WHAT YOU SHOULD DO:
In the material below, please retype the lines from the very first through the one with "var font = 'Liberation Sans, Arial, sans-serif';", exactly and without pictures.

DATA SUPPLIED:
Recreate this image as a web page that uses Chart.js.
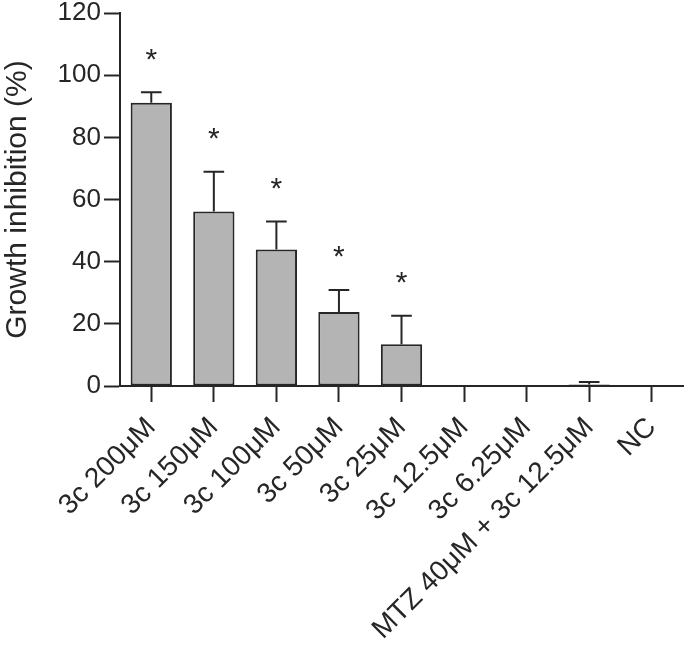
<!DOCTYPE html>
<html>
<head>
<meta charset="utf-8">
<script src="https://cdn.jsdelivr.net/npm/chart.js@4"></script>
<style>
  html, body { margin: 0; padding: 0; background: #fff; }
  #wrap { width: 685px; height: 650px; }
</style>
</head>
<body>
<div id="wrap"><canvas id="chart"></canvas></div>
<script>
'use strict';
var groups = ['3c 200\u03bcM', '3c 150\u03bcM', '3c 100\u03bcM', '3c 50\u03bcM', '3c 25\u03bcM',
    '3c 12.5\u03bcM', '3c 6.25\u03bcM', 'MTZ 40\u03bcM + 3c 12.5\u03bcM', 'NC'];
var inhibition = [91.1, 56.1, 43.9, 23.8, 13.4, 0, 0, 0.5, 0];
var errorUp = [3.4, 12.8, 9.0, 7.1, 9.2, 0, 0, 0.8, 0];
var significant = [true, true, true, true, true, false, false, false, false];
var yTicks = [0, 20, 40, 60, 80, 100, 120];

var ink = '#262626';
var font = 'Liberation Sans, Arial, sans-serif';

// error bars (upper only) and asterisks
var extrasPlugin = {
    id: 'extras',
    afterDatasetsDraw: function (chart) {
        var ctx = chart.ctx;
        var meta = chart.getDatasetMeta(0);
        var yScale = chart.scales.y;
        ctx.save();
        ctx.strokeStyle = ink;
        ctx.lineWidth = 2;
        for (var i = 0; i < meta.data.length; i++) {
            var bar = meta.data[i];
            var x = bar.x;
            var yTop = yScale.getPixelForValue(inhibition[i]);
            var yErr = yScale.getPixelForValue(inhibition[i] + errorUp[i]);
            if (errorUp[i] > 0) {
                var cap = bar.width / 4;
                ctx.beginPath();
                ctx.moveTo(x, yTop);
                ctx.lineTo(x, yErr);
                ctx.moveTo(x - cap, yErr);
                ctx.lineTo(x + cap, yErr);
                ctx.stroke();
            }
            if (significant[i]) {
                ctx.fillStyle = ink;
                ctx.font = '30px ' + font;
                ctx.textAlign = 'center';
                ctx.textBaseline = 'middle';
                ctx.fillText('*', x, yErr - 32);
            }
        }
        ctx.restore();
    }
};

var ctx = document.getElementById('chart');
var myChart = new Chart(ctx, {
    type: 'bar',
    data: {
        labels: groups,
        datasets: [{
            data: inhibition,
            backgroundColor: '#b4b4b4',
            borderColor: ink,
            borderWidth: 2,
            borderSkipped: false,
            barPercentage: 0.66,
            categoryPercentage: 1
        }]
    },
    options: {
        responsive: true,
        maintainAspectRatio: false,
        animation: false,
        events: [],
        layout: { padding: { top: 13, right: 2, left: 0, bottom: 0 } },
        plugins: {
            legend: { display: false },
            tooltip: { enabled: false }
        },
        scales: {
            x: {
                offset: true,
                grid: {
                    offset: false,
                    drawOnChartArea: false,
                    drawTicks: true,
                    tickLength: 16,
                    tickWidth: 2,
                    tickColor: ink
                },
                border: { color: ink, width: 2 },
                ticks: {
                    color: ink,
                    font: { family: font, size: 28 },
                    minRotation: 45,
                    maxRotation: 45,
                    autoSkip: false,
                    padding: 9
                },
                afterFit: function (scale) {
                    scale.height = 264;
                    scale.paddingLeft = 0;
                    scale.paddingRight = 0;
                }
            },
            y: {
                min: 0,
                max: 120,
                afterBuildTicks: function (scale) {
                    scale.ticks = yTicks.map(function (v) { return { value: v }; });
                },
                grid: {
                    drawOnChartArea: false,
                    drawTicks: true,
                    tickLength: 16,
                    tickWidth: 2,
                    tickColor: ink
                },
                border: { color: ink, width: 2 },
                ticks: {
                    color: ink,
                    font: { family: font, size: 26 },
                    padding: 3
                },
                title: {
                    display: true,
                    text: 'Growth inhibition (%)',
                    color: ink,
                    font: { family: font, size: 30 },
                    padding: { top: 0, bottom: 0 }
                },
                afterFit: function (scale) {
                    scale.width = 120;
                    scale.paddingTop = 0;
                    scale.paddingBottom = 0;
                }
            }
        }
    },
    plugins: [extrasPlugin]
});
</script>
</body>
</html>
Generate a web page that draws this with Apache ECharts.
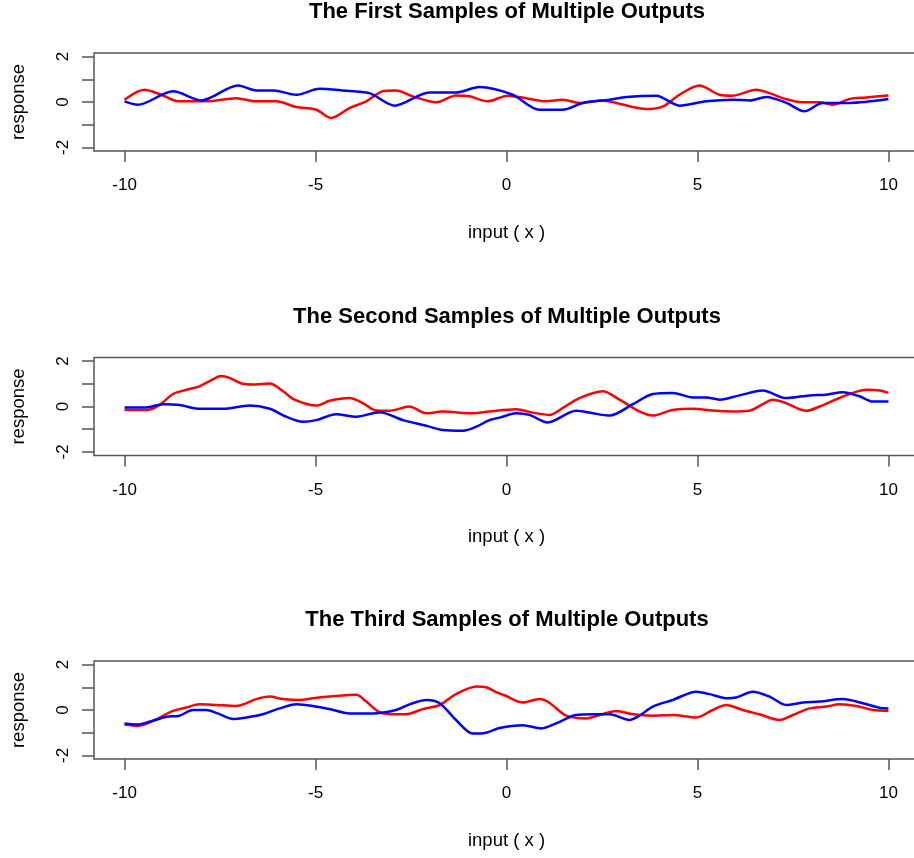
<!DOCTYPE html>
<html>
<head>
<meta charset="utf-8">
<title>Samples of Multiple Outputs</title>
<script src="https://cdn.jsdelivr.net/npm/echarts@6/dist/echarts.min.js"></script>
<style>
    html, body { margin: 0; padding: 0; background: #fff; }
    #container { width: 914px; height: 858px; }
</style>
</head>
<body>
<div id="container"></div>
<script type="text/javascript">
    // panel titles
    var titles = ['The First Samples of Multiple Outputs',
        'The Second Samples of Multiple Outputs',
        'The Third Samples of Multiple Outputs'];
    var xTicks = [-10, -5, 0, 5, 10];
    var yTicks = [-2, -1, 0, 1, 2];
    var yLabels = [-2, 0, 2];

    // first sample
    var red1X = [-10, -9.48, -9.04, -8.6, -7.86, -7.08, -6.55, -6.03, -5.5, -4.98, -4.59, -4.11, -3.67, -3.24, -2.89, -2.45, -1.84, -1.32, -0.97, -0.49, 0.03, 0.51, 1.04, 1.47, 1.91, 2.52, 2.87, 3.66, 4.1, 4.53, 5.05, 5.58, 5.93, 6.54, 6.89, 7.23, 7.76, 8.2, 8.55, 8.98, 9.42, 10];
    var red1Y = [0.1, 0.54, 0.32, 0.03, 0.03, 0.17, 0.03, 0.03, -0.22, -0.34, -0.7, -0.27, 0.03, 0.47, 0.51, 0.25, -0.01, 0.29, 0.25, 0.03, 0.28, 0.17, 0.03, 0.1, -0.04, 0.07, -0.04, -0.31, -0.19, 0.32, 0.73, 0.32, 0.28, 0.54, 0.39, 0.17, -0.01, -0.01, -0.12, 0.13, 0.2, 0.29];
    var blue1X = [-10, -9.65, -8.73, -7.99, -7.03, -6.55, -6.1, -5.5, -4.9, -4.29, -3.59, -2.93, -2.02, -1.32, -0.71, 0.16, 0.86, 1.47, 2.0, 2.7, 3.14, 3.92, 4.53, 5.23, 5.93, 6.37, 6.8, 7.33, 7.8, 8.28, 8.98, 10];
    var blue1Y = [0.03, -0.12, 0.47, 0.07, 0.73, 0.51, 0.51, 0.32, 0.58, 0.51, 0.39, -0.16, 0.42, 0.42, 0.66, 0.32, -0.34, -0.34, -0.04, 0.1, 0.22, 0.28, -0.16, 0.03, 0.1, 0.07, 0.22, -0.04, -0.41, -0.04, -0.04, 0.13];

    // second sample
    var red2X = [-10, -9.4, -9.08, -8.73, -8.38, -8.04, -7.77, -7.47, -7.25, -6.9, -6.64, -6.2, -5.85, -5.55, -4.98, -4.63, -4.11, -3.76, -3.41, -3.06, -2.54, -2.1, -1.67, -0.88, -0.45, 0.25, 0.69, 1.13, 1.47, 1.91, 2.52, 2.96, 3.48, 3.83, 4.35, 4.88, 5.49, 5.93, 6.36, 6.71, 6.97, 7.32, 7.85, 8.2, 8.54, 9.07, 9.42, 9.77, 10];
    var red2Y = [-0.15, -0.15, 0.07, 0.55, 0.74, 0.89, 1.12, 1.34, 1.26, 1.0, 0.97, 1.01, 0.67, 0.3, 0.04, 0.25, 0.37, 0.15, -0.18, -0.19, 0, -0.3, -0.22, -0.3, -0.22, -0.12, -0.27, -0.37, -0.07, 0.37, 0.67, 0.3, -0.22, -0.4, -0.15, -0.1, -0.19, -0.22, -0.19, 0.1, 0.3, 0.15, -0.19, 0, 0.25, 0.6, 0.74, 0.71, 0.6];
    var blue2X = [-10, -9.43, -9.0, -8.56, -8.04, -7.43, -6.73, -6.2, -5.77, -5.33, -4.98, -4.46, -3.93, -3.32, -2.71, -2.1, -1.67, -1.14, -0.79, -0.45, -0.18, 0.25, 0.6, 1.08, 1.82, 2.26, 2.7, 3.31, 3.83, 4.35, 4.88, 5.23, 5.58, 6.1, 6.71, 7.32, 7.93, 8.37, 8.8, 9.24, 9.59, 10];
    var blue2Y = [-0.04, -0.04, 0.1, 0.07, -0.1, -0.1, 0.04, -0.1, -0.45, -0.67, -0.6, -0.34, -0.45, -0.25, -0.6, -0.85, -1.04, -1.07, -0.89, -0.6, -0.49, -0.3, -0.37, -0.7, -0.19, -0.3, -0.4, 0.1, 0.55, 0.6, 0.4, 0.4, 0.3, 0.49, 0.7, 0.37, 0.49, 0.52, 0.63, 0.45, 0.22, 0.22];

    // third sample
    var red3X = [-10, -9.65, -9.2, -8.78, -8.38, -8.04, -7.6, -7.08, -6.55, -6.2, -5.85, -5.42, -5.07, -4.63, -3.93, -3.67, -3.32, -2.89, -2.63, -2.19, -1.75, -1.32, -0.79, -0.53, -0.27, -0.05, 0.43, 0.87, 1.13, 1.56, 2.09, 2.44, 2.87, 3.31, 3.83, 4.35, 4.97, 5.4, 5.75, 6.19, 6.62, 7.15, 7.5, 7.94, 8.37, 8.72, 9.16, 9.59, 10];
    var red3Y = [-0.64, -0.7, -0.44, -0.07, 0.11, 0.25, 0.22, 0.18, 0.48, 0.59, 0.48, 0.44, 0.52, 0.59, 0.67, 0.37, -0.1, -0.19, -0.19, 0.04, 0.22, 0.7, 1.04, 1.0, 0.79, 0.65, 0.33, 0.48, 0.31, -0.25, -0.37, -0.22, -0.04, -0.19, -0.25, -0.22, -0.33, 0, 0.22, 0, -0.19, -0.44, -0.22, 0.07, 0.15, 0.25, 0.18, 0, -0.04];
    var blue3X = [-10, -9.65, -9.35, -8.9, -8.56, -8.21, -7.86, -7.56, -7.16, -6.81, -6.38, -5.94, -5.5, -5.07, -4.63, -4.11, -3.5, -2.89, -2.54, -2.1, -1.75, -1.32, -0.88, -0.53, -0.18, 0.43, 0.91, 1.3, 1.82, 2.26, 2.7, 3.22, 3.48, 3.83, 4.35, 4.97, 5.32, 5.75, 6.01, 6.45, 6.89, 7.32, 7.76, 8.2, 8.8, 9.33, 9.76, 10];
    var blue3Y = [-0.59, -0.64, -0.52, -0.3, -0.25, 0, 0, -0.15, -0.4, -0.33, -0.19, 0.07, 0.25, 0.18, 0.04, -0.15, -0.15, 0, 0.25, 0.44, 0.3, -0.44, -1.04, -1.0, -0.79, -0.67, -0.81, -0.59, -0.22, -0.19, -0.19, -0.44, -0.25, 0.15, 0.44, 0.81, 0.7, 0.52, 0.55, 0.81, 0.59, 0.22, 0.33, 0.37, 0.48, 0.3, 0.1, 0.07];

    var samples = [
        {red: [red1X, red1Y], blue: [blue1X, blue1Y]},
        {red: [red2X, red2Y], blue: [blue2X, blue2Y]},
        {red: [red3X, red3Y], blue: [blue3X, blue3Y]}
    ];

    var font = 'Liberation Sans, Arial, Helvetica, sans-serif';
    var axisColor = '#555';
    var gridTops = [53, 357.5, 661];

    function pairs(xs, ys) {
        var out = [];
        for (var i = 0; i < xs.length; i++) {
            out.push([xs[i], ys[i]]);
        }
        return out;
    }

    var dom = document.getElementById('container');
    var myChart = echarts.init(dom, null, {renderer: 'canvas'});

    var option = {
        backgroundColor: '#fff',
        animation: false,
        title: [],
        grid: [],
        xAxis: [],
        yAxis: [],
        series: []
    };

    for (var k = 0; k < 3; k++) {
        option.title.push({
            text: titles[k],
            left: 507,
            top: gridTops[k] - 52,
            padding: 0,
            textAlign: 'center',
            textStyle: {fontFamily: font, fontSize: 22, fontWeight: 'bold', color: '#000'}
        });
        // box round the plot area, wider than the page on the right like the reference
        option.grid.push({
            left: 94,
            top: gridTops[k],
            width: 825,
            height: 98,
            containLabel: false,
            outerBoundsMode: 'none',
            show: true,
            borderColor: axisColor,
            borderWidth: 1.5,
            backgroundColor: 'transparent'
        });
        option.xAxis.push({
            gridIndex: k,
            type: 'value',
            min: -10.8,
            max: 10.8,
            name: 'input ( x )',
            nameLocation: 'middle',
            nameGap: 72,
            nameTextStyle: {fontFamily: font, fontSize: 18.5, color: '#000'},
            splitLine: {show: false},
            axisLine: {show: false, onZero: false},
            axisTick: {show: true, inside: false, length: 11, customValues: xTicks,
                lineStyle: {color: axisColor, width: 1.5}},
            axisLabel: {customValues: xTicks, margin: 26, fontFamily: font, fontSize: 17, color: '#000'}
        });
        option.yAxis.push({
            gridIndex: k,
            type: 'value',
            min: -2.16,
            max: 2.16,
            name: 'response',
            nameLocation: 'middle',
            nameGap: 66,
            nameRotate: 90,
            nameTextStyle: {fontFamily: font, fontSize: 18.5, color: '#000'},
            splitLine: {show: false},
            axisLine: {show: false, onZero: false},
            axisTick: {show: true, inside: false, length: 12, customValues: yTicks,
                lineStyle: {color: axisColor, width: 1.5}},
            axisLabel: {customValues: yLabels, rotate: 90, margin: 22, fontFamily: font, fontSize: 17, color: '#000'}
        });
        var s = samples[k];
        option.series.push({
            type: 'line',
            xAxisIndex: k,
            yAxisIndex: k,
            data: pairs(s.red[0], s.red[1]),
            smooth: 0.3,
            showSymbol: false,
            lineStyle: {color: '#ff0000', width: 2.5}
        });
        option.series.push({
            type: 'line',
            xAxisIndex: k,
            yAxisIndex: k,
            data: pairs(s.blue[0], s.blue[1]),
            smooth: 0.3,
            showSymbol: false,
            lineStyle: {color: '#0000ff', width: 2.5}
        });
    }

    myChart.setOption(option);
</script>
</body>
</html>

ANSWER TO THE EXERCISE:
Recreate this image as a web page that uses Chart.js.
<!DOCTYPE html>
<html>
<head>
<meta charset="utf-8">
<script src="https://cdn.jsdelivr.net/npm/chart.js@4"></script>
<style>
  html, body { margin: 0; padding: 0; background: #fff; }
  #wrap { width: 685px; height: 650px; }
</style>
</head>
<body>
<div id="wrap"><canvas id="chart"></canvas></div>
<script>
'use strict';
var groups = ['3c 200\u03bcM', '3c 150\u03bcM', '3c 100\u03bcM', '3c 50\u03bcM', '3c 25\u03bcM',
    '3c 12.5\u03bcM', '3c 6.25\u03bcM', 'MTZ 40\u03bcM + 3c 12.5\u03bcM', 'NC'];
var inhibition = [91.1, 56.1, 43.9, 23.8, 13.4, 0, 0, 0.5, 0];
var errorUp = [3.4, 12.8, 9.0, 7.1, 9.2, 0, 0, 0.8, 0];
var significant = [true, true, true, true, true, false, false, false, false];
var yTicks = [0, 20, 40, 60, 80, 100, 120];

var ink = '#262626';
var font = 'Liberation Sans, Arial, sans-serif';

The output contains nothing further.